Violence is complicated. It can take many forms and is experienced in different ways, but it always involves the abuse of power and exercising coercion and control.
Sexual violence is often violence against women due various expressions of gender inequality outlined by Our Watch: Change the story, including:
Condoning of violence against women
Men’s control of decision-making and limits to women’s independence in public and private life
Rigid gender roles and stereotyped constructions of masculinity and femininity
Male peer relations that emphasise aggression and disrespect towards women.
What is sexual violence?
Sexual violence covers a wide range of unwanted sexual behaviours that can include:
Being forced to watch or engage in porn,
Image sharing of a person without their consent,
Female genital mutilation,
This violence can be perpetuated in a domestic relationship, former partners, casual partners, other people known to the victim-survivors, or strangers.
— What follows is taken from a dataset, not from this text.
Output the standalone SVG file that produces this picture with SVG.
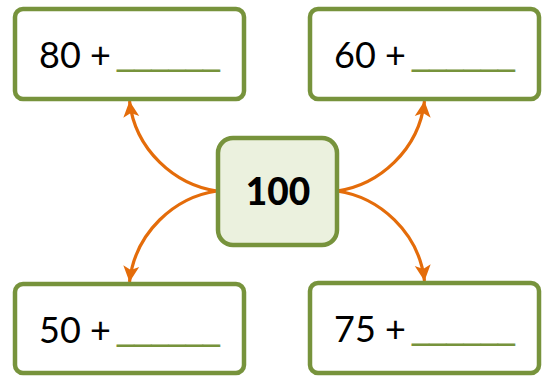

It could happen to anyone, but women and girls, children and young people face the highest rate of experiencing sexual violence. It is important to remember that it is never your fault if you have been subjected to sexual violence. All forms of sexual violence are crimes in Australia and violence of any type is not OK.
What is sexual assault?
Sexual assault is any sexual contact without enthusiastic consent of the other person. It can include unwanted touching, fondling or kissing and it is not limited to sexual intercourse.
Dating violence can be experienced as physical, emotional, verbal, technological or sexual abuse from an intimate partner. It can occur in all socioeconomic, racial, ethnic and religious backgrounds, and in same-sex relationships as well as heterosexual relationships. However, females are more likely to be at harm of dating violence than males, especially among preteens, teenagers and young adults.